Isabella, a child of four years, daughter of John, who lived near the Monastery of Hampole. Killed beneath a pile of straw (or perhaps stakes). Restored to life.

   There is a way known as ‘Pilgrim‘s Way’ and ‘two Cross Way’. It extended from Strafford near Moxborough where the Don could be forded, to Barnborough and through Hickleton, down to where the road branches for Bilham and Hooton Pagnell. There used to be a cross on the triangular piece of land at the top of Bilham Row. The road continued past Bilham Row houses, and then up what is known locally as Rat Hall lane or Broadnick Halt. There was another cross there. The broken base of it was visible until recently. Miss Davies showed it to Reverend Raynor and Mrs. Scott two years ago. The road continued through Hampole Wood down to Hampole Priory.

   Our Pilgrimage today has taken this road.

   Rolle was a very famous man in the middle ages. Even today books about him are still being written. Our Bishop is very interested in him and has led today‘s Pilgrimage to Hampole.

   One reason for his fame is that he was one of the first Englishmen to write prose in the English language. He has been called:

   The Father of English Prose — as Chaucer was called.

   The Father of English Poetry.

   Over 150 manuscripts survive. These were copied by hand at first. But one of Richard Rolle‘s works was among the first books to be printed in England after the printing press had been introduced by Caxton. The printer‘s name was Wynkyn de Worde, and the book was called Rychard Rolle Hermyte of Hample in His Contemplacyons of the Drede and Love of God.

   When John Wycliffe made his English translations of the Bible in the 14th century he was helped by Rolle‘s translations of the Psalms. His manuscripts can be found in the British Museum and in the Oxford and Cambridge libraries. Miss Davies and Mrs. Scott went to see some of them in Lincoln Cathedral library.

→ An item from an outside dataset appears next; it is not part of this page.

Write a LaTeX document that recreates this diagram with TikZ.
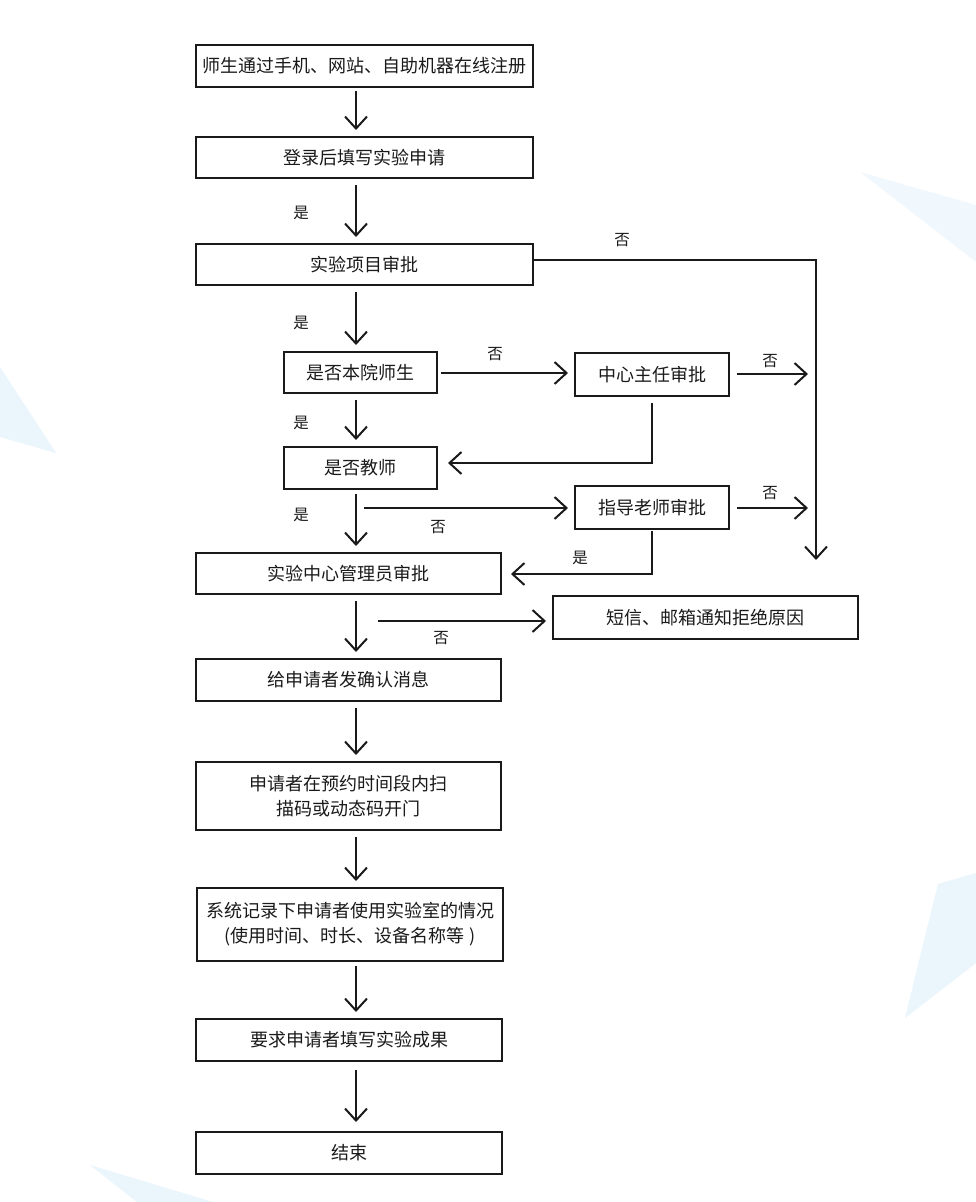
\documentclass[tikz,border=0pt]{standalone}
\usepackage{fontspec}
\setmainfont{Noto Sans CJK SC}
\usetikzlibrary{arrows.meta,calc}
\definecolor{bgblue}{HTML}{EAF5FC}
\definecolor{bgblueb}{HTML}{F1F8FD}
\definecolor{ink}{HTML}{1A1A1A}
\tikzset{
  box/.style={draw=ink, line width=2pt, inner sep=0pt, align=center,
    text=ink, font=\fontsize{18}{25}\selectfont},
  arr/.style={draw=ink, line width=2pt, shorten <=6pt, shorten >=6pt,
    -{Straight Barb[length=12pt,width=22pt]}},
  lbl/.style={text=ink, inner sep=0pt, font=\fontsize{15.5}{18}\selectfont}
}
\begin{document}
\begin{tikzpicture}[x=1pt,y=-1pt]
\fill[white] (0,0) rectangle (976,1202);
\useasboundingbox (0,0) rectangle (976,1202);
% background decorations
\fill[bgblue] (0,367) -- (56,453) -- (0,437) -- cycle;
\fill[bgblueb] (860,172) -- (976,205) -- (976,262) -- cycle;
\fill[bgblue] (938,884) -- (976,873) -- (976,963) -- (905,1018) -- cycle;
\fill[bgblue] (90,1165) -- (213,1202) -- (137,1202) -- cycle;

% boxes
\node[box, minimum width=337pt, minimum height=42pt] (b1) at (364.5,66) {师生通过手机、网站、自助机器在线注册};
\node[box, minimum width=337pt, minimum height=41pt] (b2) at (364.5,157.5) {登录后填写实验申请};
\node[box, minimum width=337pt, minimum height=41pt] (b3) at (364.5,264.5) {实验项目审批};
\node[box, minimum width=153pt, minimum height=41pt] (b4) at (360.5,372.5) {是否本院师生};
\node[box, minimum width=154pt, minimum height=43pt] (b5) at (652,374.5) {中心主任审批};
\node[box, minimum width=153pt, minimum height=42pt] (b6) at (360.5,468) {是否教师};
\node[box, minimum width=154pt, minimum height=43pt] (b7) at (652,507.5) {指导老师审批};
\node[box, minimum width=305pt, minimum height=41pt] (b8) at (348.5,573.5) {实验中心管理员审批};
\node[box, minimum width=305pt, minimum height=43pt] (b9) at (705.5,617.5) {短信、邮箱通知拒绝原因};
\node[box, minimum width=305pt, minimum height=42pt] (b10) at (348.5,680) {给申请者发确认消息};
\node[box, minimum width=305pt, minimum height=68pt] (b11) at (348.5,796) {申请者在预约时间段内扫\\描码或动态码开门};
\node[box, minimum width=306pt, minimum height=73pt] (b12) at (350,924.5) {系统记录下申请者使用实验室的情况\\(使用时间、时长、设备名称等 )};
\node[box, minimum width=306pt, minimum height=42pt] (b13) at (349,1040) {要求申请者填写实验成果};
\node[box, minimum width=306pt, minimum height=42pt] (b14) at (349,1153) {结束};

% main vertical arrows
\coordinate (mx) at (356,0);
\draw[arr, shorten <=3pt] (b1.south -| mx) -- (b2.north -| mx);
\draw[arr] (b2.south -| mx) -- (b3.north -| mx);
\draw[arr] (b3.south -| mx) -- (b4.north -| mx);
\draw[arr] (b4.south -| mx) -- (b6.north -| mx);
\draw[arr, shorten <=4pt] (b6.south -| mx) -- (b8.north -| mx);
\draw[arr] (b8.south -| mx) -- (b10.north -| mx);
\draw[arr] (b10.south -| mx) -- (b11.north -| mx);
\draw[arr] (b11.south -| mx) -- (b12.north -| mx);
\draw[arr, shorten <=4pt] (b12.south -| mx) -- (b13.north -| mx);
\draw[arr, shorten <=8pt, shorten >=9pt] (b13.south -| mx) -- (b14.north -| mx);

% right-hand rejection line
\coordinate (rx) at (816,560);
\draw[arr, shorten <=0pt, shorten >=0pt] ($(b3.east)+(0,-4.5)$) -- ($(b3.east -| rx)+(0,-4.5)$) -- (rx);
\draw[arr, shorten <=7pt, shorten >=8pt] ($(b5.east)+(0,-0.5)$) -- ($(b5.east -| rx)+(0,-0.5)$);
\draw[arr, shorten <=7pt, shorten >=8pt] ($(b7.east)+(0,0.5)$) -- ($(b7.east -| rx)+(0,0.5)$);

% side branches
\draw[arr, shorten <=3pt, shorten >=6pt] ($(b4.east)+(0,0.5)$) -- ($(b4.east -| b5.west)+(0,0.5)$);
\draw[arr, shorten >=10pt] (b5.south) |- ($(b6.east)+(0,-5)$);
\coordinate (s1) at (364,508);
\draw[arr, shorten <=0pt] (s1) -- (s1 -| b7.west);
\draw[arr, shorten <=1pt, shorten >=9pt] (b7.south) |- ($(b8.east)+(0,0.5)$);
\coordinate (s2) at (378,621);
\draw[arr, shorten <=0pt] (s2) -- (s2 -| b9.west);

% labels
\node[lbl] (y1) at (301,213) {是};
\node[lbl] (y2) at (301,323) {是};
\node[lbl] (y3) at (301,423) {是};
\node[lbl] (y4) at (301,515) {是};
\node[lbl] (y5) at (580,558) {是};
\node[lbl] (n1) at (622,240) {否};
\node[lbl] (n2) at (495,354) {否};
\node[lbl] (n3) at (770,361) {否};
\node[lbl] (n4) at (438,527) {否};
\node[lbl] (n5) at (770,493) {否};
\node[lbl] (n6) at (441,638) {否};
\end{tikzpicture}
\end{document}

   This is an extract from the Commandment written by Richard Rolle for a Cistercian Nun of Hampole Priory:

‘The Commandment of God is that we love Our Lord with all our heart, with all our soul, and with all our thought.

With all our heart, that is with all our understanding, without erring.

With all our soul, that is with all our will, without gain saying.

With all our thought, that is that we think on Him, without forgetting.

In this manner is very love and true, that is the work of man‘s will.

For love is a deliberate stirring of our thought towards God, so that it receive nothing that is against the love of Jesus Christ, and that thereby it is enduring in sweetness of devotion’.